Your objective:
How many lines of the material below contain the string "standalone"? Answer with the number and nothing else.

[Charts and diagrams as code]
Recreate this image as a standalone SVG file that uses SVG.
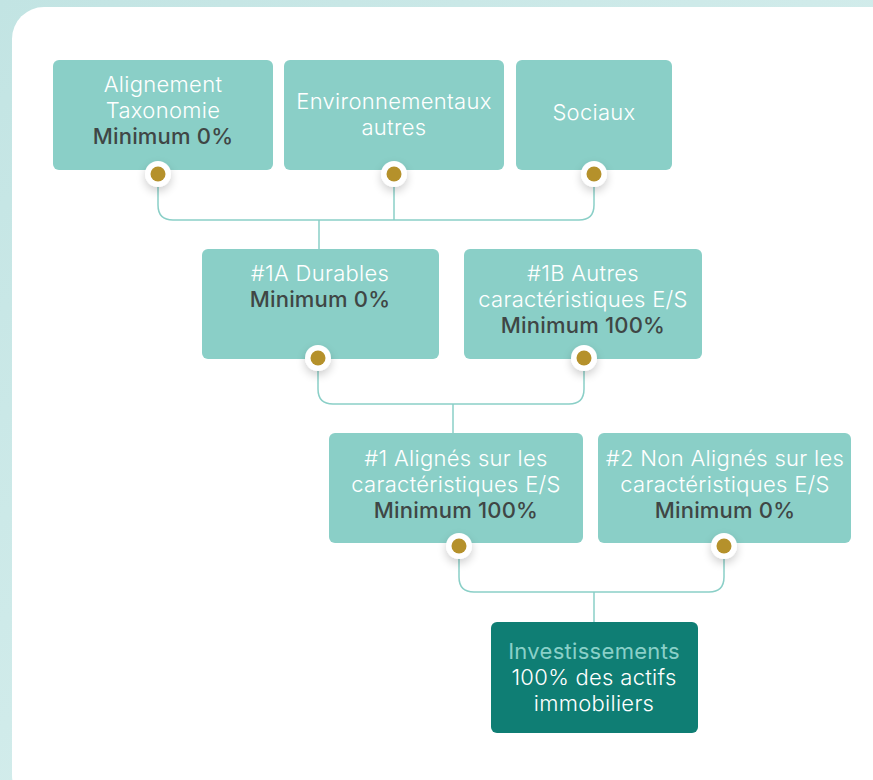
<svg xmlns="http://www.w3.org/2000/svg" width="873" height="780" viewBox="0 0 873 780">
<defs>
<linearGradient id="bg" x1="0" y1="0" x2="1" y2="1">
<stop offset="0" stop-color="#c2e4e3"/>
<stop offset="0.6" stop-color="#d4edec"/>
<stop offset="1" stop-color="#e4f3f2"/>
</linearGradient>
<filter id="sh" x="-100%" y="-100%" width="300%" height="300%">
<feGaussianBlur in="SourceAlpha" stdDeviation="5"/>
<feOffset dy="4"/>
<feComponentTransfer><feFuncA type="linear" slope="0.2"/></feComponentTransfer>
<feMerge><feMergeNode/><feMergeNode in="SourceGraphic"/></feMerge>
</filter>
<g id="dot">
<circle r="13" fill="#ffffff" filter="url(#sh)"/>
<circle r="7.5" fill="#b5912b"/>
</g>
</defs>
<style>
.box{fill:#8acfc7;}
.t{font-family:Inter,"Noto Sans",sans-serif;font-size:22px;font-weight:300;letter-spacing:0.3px;fill:#ffffff;text-anchor:middle;}
.b{font-family:Inter,"Noto Sans",sans-serif;font-size:22px;font-weight:500;letter-spacing:0.2px;fill:#3f4645;text-anchor:middle;}
.c{fill:none;stroke:#8acfc7;stroke-width:1.5;}
</style>
<rect width="873" height="780" fill="url(#bg)"/>
<rect x="12" y="7" width="900" height="800" rx="32" fill="#ffffff"/>

<g id="connectors">
<path class="c" d="M158,182 V205 Q158,220 173,220 H579 Q594,220 594,205 V182 M394,182 V220 M319,220 V249"/>
<path class="c" d="M318,366 V389 Q318,404 333,404 H569 Q584,404 584,389 V366 M453,404 V433"/>
<path class="c" d="M459,554 V577 Q459,592 474,592 H709 Q724,592 724,577 V554 M594,592 V622"/>
</g>

<g id="n-taxonomie">
<rect class="box" x="53" y="60" width="220" height="110" rx="6"/>
<text class="t" x="163" y="92">Alignement</text>
<text class="t" x="163" y="118">Taxonomie</text>
<text class="b" x="163" y="144">Minimum 0%</text>
</g>
<g id="n-env">
<rect class="box" x="284" y="60" width="220" height="110" rx="6"/>
<text class="t" x="394" y="109">Environnementaux</text>
<text class="t" x="394" y="135">autres</text>
</g>
<g id="n-sociaux">
<rect class="box" x="516" y="60" width="156" height="110" rx="6"/>
<text class="t" x="594" y="120">Sociaux</text>
</g>
<g id="n-1a">
<rect class="box" x="202" y="249" width="237" height="110" rx="6"/>
<text class="t" x="320" y="281">#1A Durables</text>
<text class="b" x="320" y="307">Minimum 0%</text>
</g>
<g id="n-1b">
<rect class="box" x="464" y="249" width="238" height="110" rx="6"/>
<text class="t" x="583" y="281">#1B Autres</text>
<text class="t" x="583" y="307">caractéristiques E/S</text>
<text class="b" x="583" y="333">Minimum 100%</text>
</g>
<g id="n-1">
<rect class="box" x="329" y="433" width="254" height="110" rx="6"/>
<text class="t" x="456" y="466">#1 Alignés sur les</text>
<text class="t" x="456" y="492">caractéristiques E/S</text>
<text class="b" x="456" y="518">Minimum 100%</text>
</g>
<g id="n-2">
<rect class="box" x="598" y="433" width="253" height="110" rx="6"/>
<text class="t" x="725" y="466">#2 Non Alignés sur les</text>
<text class="t" x="725" y="492">caractéristiques E/S</text>
<text class="b" x="725" y="518">Minimum 0%</text>
</g>
<g id="n-invest">
<rect x="491" y="622" width="207" height="111" rx="6" fill="#0f7e74"/>
<text class="t" x="594" y="659" style="fill:#8ad0c8;font-weight:400">Investissements</text>
<text class="t" x="594" y="685">100% des actifs</text>
<text class="t" x="594" y="711">immobiliers</text>
</g>

<g id="dots">
<use href="#dot" x="158" y="174"/>
<use href="#dot" x="394" y="174"/>
<use href="#dot" x="594" y="174"/>
<use href="#dot" x="318" y="358"/>
<use href="#dot" x="584" y="358"/>
<use href="#dot" x="459" y="546"/>
<use href="#dot" x="724" y="546"/>
</g>
</svg>
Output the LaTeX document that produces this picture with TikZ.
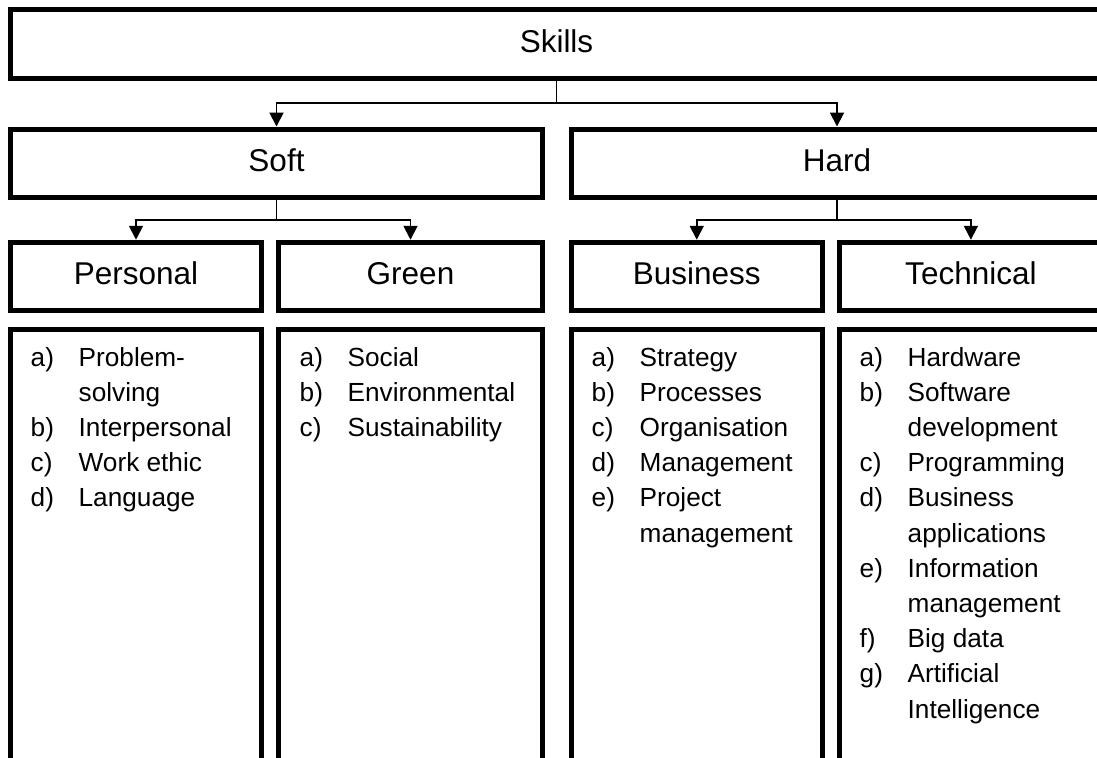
\documentclass[tikz,border=0pt]{standalone}
\usepackage{fontspec}
\setmainfont{Liberation Sans}
\usetikzlibrary{arrows.meta}
\newcommand\lsitem[2]{\makebox[48bp][l]{#1}#2}
\newcommand\lscont[1]{\hspace*{48bp}#1}
\begin{document}
\begin{tikzpicture}[x=1bp,y=-1bp,
  box/.style={draw=black, line width=5bp, inner sep=0pt, rectangle,
    font=\fontsize{31.5bp}{36bp}\selectfont, text height=23bp, text depth=6.5bp},
  listbox/.style={draw=black, line width=5bp, inner sep=0pt, rectangle},
  conn/.style={draw=black, line width=1.9bp},
  tip/.style={-{Triangle[length=14bp,width=14bp]}},
  items/.style={anchor=north west, inner sep=0pt, align=left,
    font=\fontsize{26.2bp}{35.2bp}\selectfont}]
\useasboundingbox (0,0) rectangle (1097,758);
\clip (0,0) rectangle (1097,758);
% header boxes
\node[box, minimum width=1092.5bp, minimum height=69.5bp] (skills) at (556.5,44) {Skills};
\node[box, minimum width=532.5bp, minimum height=68.75bp] (soft) at (276.5,163.4) {Soft};
\node[box, minimum width=531.5bp, minimum height=68.75bp] (hard) at (837,163.4) {Hard};
\node[box, minimum width=251.5bp, minimum height=68.5bp] (personal) at (136,276.5) {Personal};
\node[box, minimum width=264.5bp, minimum height=68.5bp] (green) at (410.5,276.5) {Green};
\node[box, minimum width=251bp, minimum height=68.5bp] (business) at (696.75,276.5) {Business};
\node[box, minimum width=263.75bp, minimum height=68.5bp] (technical) at (970.9,276.5) {Technical};
% list boxes
\node[listbox, minimum width=251.5bp, minimum height=470.75bp] (lpersonal) at (136,564.6) {};
\node[listbox, minimum width=264.5bp, minimum height=470.75bp] (lgreen) at (410.5,564.6) {};
\node[listbox, minimum width=251bp, minimum height=470.75bp] (lbusiness) at (696.75,564.6) {};
\node[listbox, minimum width=263.75bp, minimum height=470.75bp] (ltechnical) at (970.9,564.6) {};
% connectors
\draw[conn] (skills.south) -- ++(0,22) coordinate (j1);
\draw[conn, tip] (j1) -| (soft.north);
\draw[conn, tip] (j1) -| (hard.north);
\draw[conn] (soft.south) -- ++(0,20) coordinate (j2);
\draw[conn, tip] (j2) -| (personal.north);
\draw[conn, tip] (j2) -| (green.north);
\draw[conn] (hard.south) -- ++(0,20) coordinate (j3);
\draw[conn, tip] (j3) -| (business.north);
\draw[conn, tip] (j3) -| (technical.north);
% lists
\node[items] (tpersonal) at (30.5,347) {\lsitem{a)}{Problem-}\\ \lscont{solving}\\ \lsitem{b)}{Interpersonal}\\ \lsitem{c)}{Work ethic}\\ \lsitem{d)}{Language}};
\node[items] (tgreen) at (299.5,347) {\lsitem{a)}{Social}\\ \lsitem{b)}{Environmental}\\ \lsitem{c)}{Sustainability}};
\node[items] (tbusiness) at (591.5,347) {\lsitem{a)}{Strategy}\\ \lsitem{b)}{Processes}\\ \lsitem{c)}{Organisation}\\ \lsitem{d)}{Management}\\ \lsitem{e)}{Project}\\ \lscont{management}};
\node[items] (ttechnical) at (859.5,347) {\lsitem{a)}{Hardware}\\ \lsitem{b)}{Software}\\ \lscont{development}\\ \lsitem{c)}{Programming}\\ \lsitem{d)}{Business}\\ \lscont{applications}\\ \lsitem{e)}{Information}\\ \lscont{management}\\ \lsitem{f)}{Big data}\\ \lsitem{g)}{Artificial}\\ \lscont{Intelligence}};
\end{tikzpicture}
\end{document}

Worked answer:
2